[Task instructions] Provide an exact copy of the data, excluding the images.

[Collected data]
** Begin **

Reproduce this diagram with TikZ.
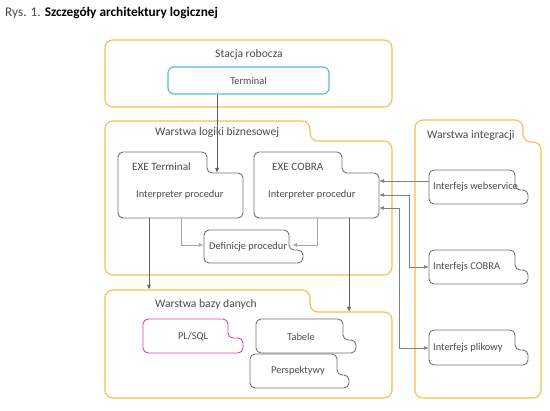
\documentclass[tikz,border=0pt]{standalone}
\usepackage{fontspec}
\setmainfont{Carlito}
\usetikzlibrary{arrows.meta,fit}
\definecolor{orng}{HTML}{F5C04A}
\definecolor{blu}{HTML}{4DB8E8}
\definecolor{mag}{HTML}{E0409A}
\definecolor{gbox}{HTML}{707070}
\definecolor{txt}{HTML}{4A4A4A}
\newcommand\folder[8]{%
  \coordinate (#1-nw) at (#2,#3);
  \coordinate (#1-se) at (#4,#5);
  \coordinate (#1-step) at (#6,#7);
  \node[fit=(#1-nw)(#1-se),inner sep=0pt] (#1) {};
  \draw[#8] (#2,#3) -- (#6,#3) -- (#6,#7) -- (#4,#7) -- (#4,#5) -- (#2,#5) -- cycle;
}
\begin{document}
\begin{tikzpicture}[x=1pt,y=-1pt,
  bigbox/.style={draw=orng,line width=1.1pt,rounded corners=8pt},
  gbx/.style={draw=gbox,line width=0.9pt,rounded corners=5pt},
  mbx/.style={draw=mag,line width=0.9pt,rounded corners=5pt},
  ttl/.style={text=txt,font=\fontsize{11.6}{13}\selectfont,anchor=west,inner sep=0pt},
  lbl/.style={text=txt,font=\fontsize{10.4}{12}\selectfont,inner sep=0pt},
  arr/.style={draw=black!62,line width=0.8pt,-{Latex[length=5pt,width=4pt]}},
  larr/.style={draw=black!35,line width=0.8pt,-{Latex[length=5pt,width=4pt]}},
  iarr/.style={draw=black!50,line width=0.7pt,{Latex[length=5pt,width=4pt]}-{Latex[length=5pt,width=4pt]}},
  warr/.style={draw=black!50,line width=0.7pt,-{Latex[length=5pt,width=4pt]}}]
\useasboundingbox (0,0) rectangle (550,411);
\node[anchor=west,inner sep=0pt,font=\fontsize{13.3}{15}\selectfont] (title) at (5,13) {\textcolor{txt}{Rys. 1.} \textbf{Szczegóły architektury logicznej}};
% Stacja robocza
\draw[bigbox] (105,40) rectangle (392,107);
\node[fit={(105,40)(392,107)},inner sep=0pt] (stacja) {};
\node[lbl,font=\fontsize{11.6}{13}\selectfont] (stacjat) at (249,54) {Stacja robocza};
\node[draw=blu,line width=1.1pt,rounded corners=6pt,minimum width=161pt,minimum height=27pt,lbl] (term) at (248.5,80.5) {Terminal};
% Warstwa logiki
\folder{logika}{105}{121}{392}{275}{310}{141}{bigbox}
\node[ttl] (logikat) at (155,132) {Warstwa logiki biznesowej};
\folder{exet}{118}{152}{243}{218}{207}{173}{gbx}
\node[ttl,font=\fontsize{11.2}{13}\selectfont] (exett) at (132,167) {EXE Terminal};
\node[lbl,anchor=west] (exetip) at (136,195) {Interpreter procedur};
\folder{exec}{254}{152}{379}{218}{342}{173}{gbx}
\node[ttl,font=\fontsize{11.2}{13}\selectfont] (exect) at (272,167) {EXE COBRA};
\node[lbl,anchor=west] (execip) at (268,195) {Interpreter procedur};
\folder{defp}{204}{230}{303}{263}{289}{250}{gbx}
\node[lbl,anchor=west] (defpt) at (209,247) {Definicje procedur};
% Warstwa bazy danych
\folder{bazy}{105}{290}{392}{398}{310}{312}{bigbox}
\node[ttl] (bazyt) at (155,304) {Warstwa bazy danych};
\folder{plsql}{143}{319}{243}{353}{228}{338}{mbx}
\node[lbl] (plsqlt) at (193,337) {PL/SQL};
\folder{tab}{256}{319}{356}{353}{343}{340}{gbx}
\node[lbl] (tabt) at (301,337) {Tabele};
\folder{persp}{250}{354}{349}{388}{337}{375}{gbx}
\node[lbl] (perspt) at (298,371) {Perspektywy};
% Warstwa integracji
\folder{integ}{415}{120}{541}{398}{523}{142}{bigbox}
\node[ttl] (integt) at (427,136) {Warstwa integracji};
\folder{ws}{429}{170}{528}{204}{515}{190}{gbx}
\node[lbl,anchor=west] (wst) at (433,187) {Interfejs webservice};
\folder{icob}{429}{250}{528}{284}{515}{270}{gbx}
\node[lbl,anchor=west] (icobt) at (433,267) {Interfejs COBRA};
\folder{ipl}{429}{330}{528}{365}{515}{350}{gbx}
\node[lbl,anchor=west] (iplt) at (433,348) {Interfejs plikowy};
% connectors
\draw[arr] (term.south -| 217,0) -- (217,0 |- exet-step);
\draw[arr] (exet.south -| 149,0) -- (149,0 |- bazy.north);
\draw[arr] (exec.south -| 349,0) -- (349,0 |- bazy-step);
\draw[larr] (exet.south -| 181,0) |- (defp.west |- 0,245);
\draw[larr] (exec.south -| 317,0) |- (292,245);
\draw[warr] (ws.west |- 0,181) -- (exec.east |- 0,181);
\draw[iarr] (exec.east |- 0,195) -- (409,195) |- (icob.west |- 0,267);
\draw[iarr] (exec.east |- 0,208) -- (399,208) |- (ipl.west |- 0,348);
\end{tikzpicture}
\end{document}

** End **

[Exercise solution]
Reproduce this diagram with TikZ.
\documentclass[tikz,border=0pt]{standalone}
\usepackage{fontspec}
\setmainfont{Carlito}
\usetikzlibrary{arrows.meta,fit}
\definecolor{orng}{HTML}{F5C04A}
\definecolor{blu}{HTML}{4DB8E8}
\definecolor{mag}{HTML}{E0409A}
\definecolor{gbox}{HTML}{707070}
\definecolor{txt}{HTML}{4A4A4A}
\newcommand\folder[8]{%
  \coordinate (#1-nw) at (#2,#3);
  \coordinate (#1-se) at (#4,#5);
  \coordinate (#1-step) at (#6,#7);
  \node[fit=(#1-nw)(#1-se),inner sep=0pt] (#1) {};
  \draw[#8] (#2,#3) -- (#6,#3) -- (#6,#7) -- (#4,#7) -- (#4,#5) -- (#2,#5) -- cycle;
}
\begin{document}
\begin{tikzpicture}[x=1pt,y=-1pt,
  bigbox/.style={draw=orng,line width=1.1pt,rounded corners=8pt},
  gbx/.style={draw=gbox,line width=0.9pt,rounded corners=5pt},
  mbx/.style={draw=mag,line width=0.9pt,rounded corners=5pt},
  ttl/.style={text=txt,font=\fontsize{11.6}{13}\selectfont,anchor=west,inner sep=0pt},
  lbl/.style={text=txt,font=\fontsize{10.4}{12}\selectfont,inner sep=0pt},
  arr/.style={draw=black!62,line width=0.8pt,-{Latex[length=5pt,width=4pt]}},
  larr/.style={draw=black!35,line width=0.8pt,-{Latex[length=5pt,width=4pt]}},
  iarr/.style={draw=black!50,line width=0.7pt,{Latex[length=5pt,width=4pt]}-{Latex[length=5pt,width=4pt]}},
  warr/.style={draw=black!50,line width=0.7pt,-{Latex[length=5pt,width=4pt]}}]
\useasboundingbox (0,0) rectangle (550,411);
\node[anchor=west,inner sep=0pt,font=\fontsize{13.3}{15}\selectfont] (title) at (5,13) {\textcolor{txt}{Rys. 1.} \textbf{Szczegóły architektury logicznej}};
% Stacja robocza
\draw[bigbox] (105,40) rectangle (392,107);
\node[fit={(105,40)(392,107)},inner sep=0pt] (stacja) {};
\node[lbl,font=\fontsize{11.6}{13}\selectfont] (stacjat) at (249,54) {Stacja robocza};
\node[draw=blu,line width=1.1pt,rounded corners=6pt,minimum width=161pt,minimum height=27pt,lbl] (term) at (248.5,80.5) {Terminal};
% Warstwa logiki
\folder{logika}{105}{121}{392}{275}{310}{141}{bigbox}
\node[ttl] (logikat) at (155,132) {Warstwa logiki biznesowej};
\folder{exet}{118}{152}{243}{218}{207}{173}{gbx}
\node[ttl,font=\fontsize{11.2}{13}\selectfont] (exett) at (132,167) {EXE Terminal};
\node[lbl,anchor=west] (exetip) at (136,195) {Interpreter procedur};
\folder{exec}{254}{152}{379}{218}{342}{173}{gbx}
\node[ttl,font=\fontsize{11.2}{13}\selectfont] (exect) at (272,167) {EXE COBRA};
\node[lbl,anchor=west] (execip) at (268,195) {Interpreter procedur};
\folder{defp}{204}{230}{303}{263}{289}{250}{gbx}
\node[lbl,anchor=west] (defpt) at (209,247) {Definicje procedur};
% Warstwa bazy danych
\folder{bazy}{105}{290}{392}{398}{310}{312}{bigbox}
\node[ttl] (bazyt) at (155,304) {Warstwa bazy danych};
\folder{plsql}{143}{319}{243}{353}{228}{338}{mbx}
\node[lbl] (plsqlt) at (193,337) {PL/SQL};
\folder{tab}{256}{319}{356}{353}{343}{340}{gbx}
\node[lbl] (tabt) at (301,337) {Tabele};
\folder{persp}{250}{354}{349}{388}{337}{375}{gbx}
\node[lbl] (perspt) at (298,371) {Perspektywy};
% Warstwa integracji
\folder{integ}{415}{120}{541}{398}{523}{142}{bigbox}
\node[ttl] (integt) at (427,136) {Warstwa integracji};
\folder{ws}{429}{170}{528}{204}{515}{190}{gbx}
\node[lbl,anchor=west] (wst) at (433,187) {Interfejs webservice};
\folder{icob}{429}{250}{528}{284}{515}{270}{gbx}
\node[lbl,anchor=west] (icobt) at (433,267) {Interfejs COBRA};
\folder{ipl}{429}{330}{528}{365}{515}{350}{gbx}
\node[lbl,anchor=west] (iplt) at (433,348) {Interfejs plikowy};
% connectors
\draw[arr] (term.south -| 217,0) -- (217,0 |- exet-step);
\draw[arr] (exet.south -| 149,0) -- (149,0 |- bazy.north);
\draw[arr] (exec.south -| 349,0) -- (349,0 |- bazy-step);
\draw[larr] (exet.south -| 181,0) |- (defp.west |- 0,245);
\draw[larr] (exec.south -| 317,0) |- (292,245);
\draw[warr] (ws.west |- 0,181) -- (exec.east |- 0,181);
\draw[iarr] (exec.east |- 0,195) -- (409,195) |- (icob.west |- 0,267);
\draw[iarr] (exec.east |- 0,208) -- (399,208) |- (ipl.west |- 0,348);
\end{tikzpicture}
\end{document}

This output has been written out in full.